Both deserve long essays, which you will not get from me, barring the opposite of misadventure. (Ad-venture? a fortuitous and fortunate coming to?)

The World Monuments Fund has published a volume to celebrate the restoration of Brancusi’s Endless Column Ensemble: Targu Jiu, Romania (I cannot put the circumflex over the a in Targu, though I bet any other reader of this could). Slender though it is, it summarizes the dense symbolic code of Brancusi’s Endless Column, Table, and Gate in a few succinct words that suggest why this trio of sculptures has, for some of us, such a haunting impact. Or rather, it suggests meanings to impose on an emotional reaction that I at least had when I first saw the ensemble in photographs in some art magazine’s account decades ago. It also notes, which I hadn’t known previously, that the memorial was completed during “a short-lived period of favorable political and cultural circumstances” in 1937-38. Brancusi had long since gained fame in Paris for his version of modernism incorporating the lessons of Egyptian and Buddhist art when he was approached to design a war memorial to the men of the Gorj region who had died fighting against the Germans in 1916. Like the Romanian modernist artists and architects who stayed home, Brancusi and the Romanian structural engineer helping him were navigating through strange currents of authoritarianism and atavism in a country as surreal as anything Tristan Tzara could ever have imagined. (That part isn’t in the book.) Asked for a war memorial, Brancusi delivered an archetype, and that archetype made its way unmolested through 50 years of Fascist and Communist governments, to be repaired, restored and given its photographic due exactly 70 years after Brancusi arrived on site to begin the work.

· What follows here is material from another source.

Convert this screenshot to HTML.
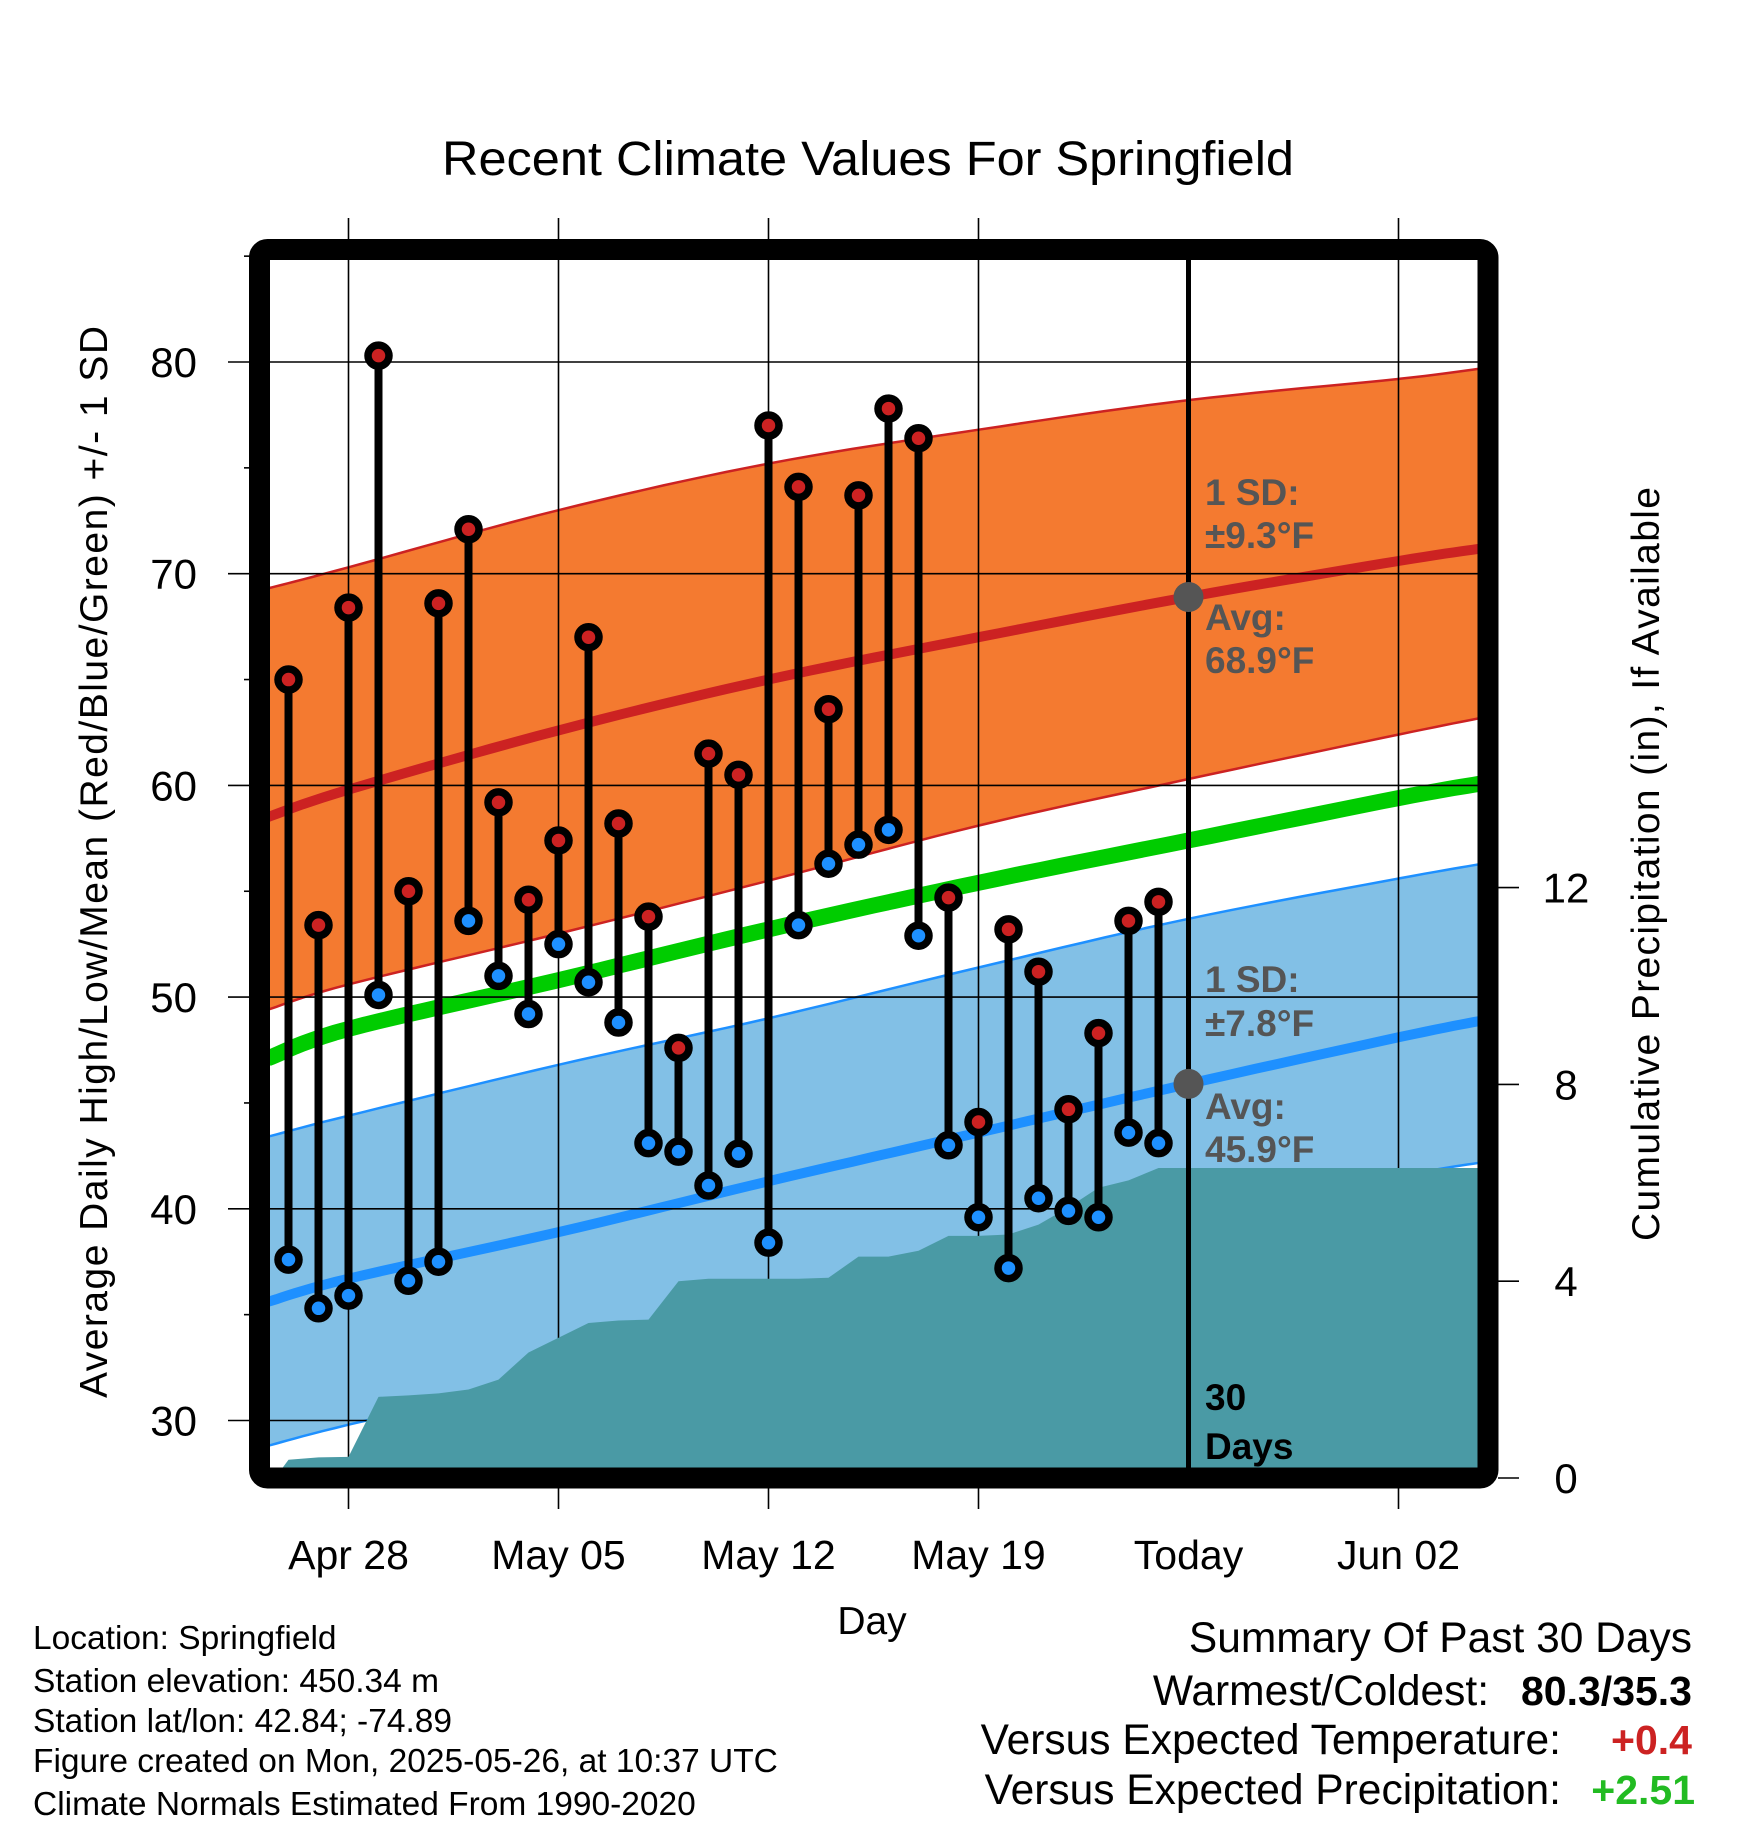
<!DOCTYPE html>
<html><head><meta charset="utf-8"><style>
body{margin:0;background:#fff;}
svg{display:block;font-family:"Liberation Sans",Arial,sans-serif;}
</style></head><body>
<svg id="chart" width="1748" height="1828" viewBox="0 0 1748 1828" xmlns="http://www.w3.org/2000/svg">
<defs><clipPath id="plotclip"><rect x="270" y="260" width="1208" height="1208"/></clipPath></defs>
<text x="868" y="175" font-size="48" text-anchor="middle" textLength="852" lengthAdjust="spacingAndGlyphs">Recent Climate Values For Springfield</text>
<g id="bands" clip-path="url(#plotclip)"></g>
<g id="grid"></g>
<g id="precip" clip-path="url(#plotclip)"></g>
<g id="marks"></g>
<g id="axes"></g>
<text transform="translate(107,862) rotate(-90)" font-size="39" text-anchor="middle" textLength="1072">Average Daily High/Low/Mean (Red/Blue/Green) +/- 1 SD</text>
<text transform="translate(1659,864) rotate(-90)" font-size="39" text-anchor="middle" textLength="754">Cumulative Precipitation (in), If Available</text>
<text x="872" y="1634" font-size="39" text-anchor="middle">Day</text>
<g font-size="33.5">
<text x="33" y="1649">Location: Springfield</text>
<text x="33" y="1692">Station elevation: 450.34 m</text>
<text x="33" y="1732">Station lat/lon: 42.84; -74.89</text>
<text x="33" y="1772">Figure created on Mon, 2025-05-26, at 10:37 UTC</text>
<text x="33" y="1815">Climate Normals Estimated From 1990-2020</text>
</g>
<g font-size="42.5">
<text x="1692" y="1652" text-anchor="end">Summary Of Past 30 Days</text>
<text x="1489" y="1705" text-anchor="end">Warmest/Coldest:</text>
<text x="1692" y="1705" text-anchor="end" font-weight="bold" font-size="41">80.3/35.3</text>
<text x="1561" y="1754" text-anchor="end">Versus Expected Temperature:</text>
<text x="1692" y="1754" text-anchor="end" font-weight="bold" font-size="41" fill="#cc2222">+0.4</text>
<text x="1561" y="1804" text-anchor="end">Versus Expected Precipitation:</text>
<text x="1695" y="1804" text-anchor="end" font-weight="bold" font-size="41" fill="#22bb22">+2.51</text>
</g>
</svg>
<script>
// data
const dayOffsets = [-2,-1,0,1,2,3,4,5,6,7,8,9,10,11,12,13,14,15,16,17,18,19,20,21,22,23,24,25,26,27];
const highs = [65.0,53.4,68.4,80.3,55.0,68.6,72.1,59.2,54.6,57.4,67.0,58.2,53.8,47.6,61.5,60.5,77.0,74.1,63.6,73.7,77.8,76.4,54.7,44.1,53.2,51.2,44.7,48.3,53.6,54.5];
const lows = [37.6,35.3,35.9,50.1,36.6,37.5,53.6,51.0,49.2,52.5,50.7,48.8,43.1,42.7,41.1,42.6,38.4,53.4,56.3,57.2,57.9,52.9,43.0,39.6,37.2,40.5,39.9,39.6,43.6,43.1];
const precipCum = [0.37,0.42,0.43,1.65,1.68,1.72,1.8,2.0,2.55,2.85,3.15,3.2,3.22,4.0,4.05,4.05,4.05,4.05,4.07,4.5,4.5,4.62,4.92,4.92,4.95,5.15,5.5,5.9,6.05,6.3];
const normDays = [-2.7,0,7,14,21,28,35,37.8];
const highUpper = [69.3,70.3,73.0,75.2,76.8,78.2,79.2,79.7];
const highAvg = [58.5,59.8,62.6,65.0,67.0,68.9,70.6,71.2];
const highLower = [49.4,50.6,53.0,55.5,58.1,60.3,62.4,63.2];
const meanAvg = [47.1,48.5,50.8,53.2,55.4,57.4,59.4,60.1];
const lowUpper = [43.4,44.4,46.8,49.0,51.4,53.7,55.6,56.3];
const lowAvg = [35.6,36.7,38.9,41.3,43.6,45.9,48.1,48.9];
const lowLower = [28.8,29.8,32.1,34.3,36.6,39.2,41.5,42.2];
const xTickDays = [0,7,14,21,28,35];
const xTickLabels = ["Apr 28","May 05","May 12","May 19","Today","Jun 02"];
const yTicks = [30,40,50,60,70,80];
const y2Ticks = [0,4,8,12];
const todayDay = 28;

const NS="http://www.w3.org/2000/svg";
const X=d=>348.5+30*d;
const Y=v=>362+(80-v)*21.17;
const P=v=>1478-v*49.2;
function mk(tag,attrs,parent){const e=document.createElementNS(NS,tag);for(const k in attrs)e.setAttribute(k,attrs[k]);parent.appendChild(e);return e;}
const bands=document.getElementById('bands'),grid=document.getElementById('grid'),precip=document.getElementById('precip'),marks=document.getElementById('marks'),axes=document.getElementById('axes');
function smoothPts(arr){
  const p=normDays.map((d,i)=>[X(d),Y(arr[i])]);
  const out=[];
  for(let i=0;i<p.length-1;i++){
    const p0=p[Math.max(0,i-1)],p1=p[i],p2=p[i+1],p3=p[Math.min(p.length-1,i+2)];
    for(let s=0;s<10;s++){
      const t=s/10,t2=t*t,t3=t2*t;
      const f=(a,b,c,d)=>0.5*((2*b)+(-a+c)*t+(2*a-5*b+4*c-d)*t2+(-a+3*b-3*c+d)*t3);
      out.push(f(p0[0],p1[0],p2[0],p3[0]).toFixed(1)+','+f(p0[1],p1[1],p2[1],p3[1]).toFixed(1));
    }
  }
  const l=p[p.length-1];out.push(l[0].toFixed(1)+','+l[1].toFixed(1));
  return out;
}
function band(up,lo,fill,name){
  const p=smoothPts(up).concat(smoothPts(lo).reverse()).join(' ');
  const e=mk('polygon',{points:p,fill:fill},bands);
  
  
}
function line(arr,color,w,name){
  const e=mk('polyline',{points:smoothPts(arr).join(' '),fill:'none',stroke:color,'stroke-width':w},bands);
  
  
}
band(highUpper,highLower,'#f47a30','high-sd-band');
line(highUpper,'#cc2222',2.5,'high-upper-line');
line(highLower,'#cc2222',2.5,'high-lower-line');
band(lowUpper,lowLower,'#82c0e6','low-sd-band');
line(lowUpper,'#1e90ff',2.5,'low-upper-line');
line(lowLower,'#1e90ff',2.5,'low-lower-line');
line(highAvg,'#cc2222',10,'high-avg-line');
line(meanAvg,'#00cc00',16,'mean-avg-line');
line(lowAvg,'#1e90ff',10,'low-avg-line');

yTicks.forEach(v=>{
  const e=mk('line',{x1:228,x2:1478,y1:Y(v),y2:Y(v),stroke:'#000','stroke-width':1.6},grid);
  
  
  const t=mk('text',{x:197,y:Y(v)+15,'font-size':42,'text-anchor':'end'},grid);
  t.textContent=v;
  
  
});
[35,45,55,65,75,85].forEach(v=>{
  const e=mk('line',{x1:244,x2:260,y1:Y(v),y2:Y(v),stroke:'#000','stroke-width':1.6},grid);
  
  
});
xTickDays.forEach((d,i)=>{
  if(d!==todayDay){
    const e=mk('line',{x1:X(d),x2:X(d),y1:218,y2:1509,stroke:'#000','stroke-width':1.6},grid);
    
    
  }
  const t=mk('text',{x:X(d),y:1569,'font-size':41,'text-anchor':'middle'},axes);
  t.textContent=xTickLabels[i];
  
  
});

{
  let p=[X(-2.45)+','+P(0)];
  dayOffsets.forEach((d,i)=>p.push(X(d)+','+P(precipCum[i])));
  p.push('1480,'+P(precipCum[precipCum.length-1]));
  p.push('1480,1480');p.push(X(-2.45)+',1480');
  const e=mk('polygon',{points:p.join(' '),fill:'#4a9aa5'},precip);
  
  
}

{
  const e=mk('line',{x1:X(todayDay),x2:X(todayDay),y1:260,y2:1478,stroke:'#000','stroke-width':5},marks);
  
  
}
[[highAvg[5],'high-avg-dot'],[lowAvg[5],'low-avg-dot']].forEach(a=>{
  const e=mk('circle',{cx:X(todayDay),cy:Y(a[0]),r:15,fill:'#555'},marks);
  
  
});

{
  const e=mk('rect',{x:259.5,y:249.5,width:1228.5,height:1228.5,rx:8,fill:'none',stroke:'#000','stroke-width':21},marks);
  
  
}

dayOffsets.forEach((d,i)=>{
  const g=mk('g',{},marks);
  
  
  mk('line',{x1:X(d),x2:X(d),y1:Y(highs[i]),y2:Y(lows[i]),stroke:'#000','stroke-width':8},g);
  const h=mk('circle',{cx:X(d),cy:Y(highs[i]),r:10.5,fill:'#cc2222',stroke:'#000','stroke-width':7.5},g);
  
  
  const l=mk('circle',{cx:X(d),cy:Y(lows[i]),r:10.5,fill:'#1e90ff',stroke:'#000','stroke-width':7.5},g);
  
  
});

y2Ticks.forEach(v=>{
  const e=mk('line',{x1:1498,x2:1519,y1:P(v),y2:P(v),stroke:'#000','stroke-width':1.6},axes);
  
  
  const t=mk('text',{x:1566,y:P(v)+15,'font-size':42,'text-anchor':'middle'},axes);
  t.textContent=v;
  
  
});

const ann=[['1 SD:',505,'#555'],['\u00b19.3\u00b0F',548,'#555'],['Avg:',630,'#555'],['68.9\u00b0F',673,'#555'],
['1 SD:',992,'#555'],['\u00b17.8\u00b0F',1036,'#555'],['Avg:',1119,'#555'],['45.9\u00b0F',1162,'#555'],
['30',1410,'#000'],['Days',1459,'#000']];
ann.forEach(a=>{
  const t=mk('text',{x:1205,y:a[1],'font-size':37,'font-weight':'bold',fill:a[2]},axes);
  t.textContent=a[0];
  
  
});
</script>
</body></html>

And back in January 2007, Harvard University Press published Howard Hampton’s Born in Flames: Termite Dreams, Dialectical Fairy Tales, and Pop Apocalypses. Just another one of those impossibly brilliant extractors of deep meaning from movies and rock music who is, indisputably, One of Us, as is evidenced by the final piece in the book, an imaginary discography of Thomas Pynchon’s rock band the Paranoids. Or rather, one of who We would be if we wrote for Artforum and the Village Voice and managed a consistent level of multilayered insight and a superliterate prose style that resembles John Leonard on speed. What Hampton writes re Chris Marker (of La Jetée sci-fi film fame) could apply to himself as well: “Defining qualities of the peripheral visionary: obliquity, modesty, thoughtfulness, humor, critical engagement, a left-handed appreciation of experience. His peripatetic, zigzag mind travels on (what else?) cat feet, sidling through crowds of refugeelike images. Melting-plot specters come from everywhere—Moscow, Tokyo, Paris, Havana, Okinawa, Cape Verde, Vertigo’s San Francisco, Tarkovksy’s Solaris, Ouija boards.”


digression )

Hampton titles his illuminating essay on Walter Benjamin "My Own Private Benjamin," managing a two-way pun.

I suppose the comparison to John Leonard applies to some of the other writers who interest me most: eloquent, polymathic verbal tricksters at play in the fields of the mind, always giving the sense that they know more than they are letting on when in fact they may know less. Or they may know, as I sometimes suspect, but do not know that they know.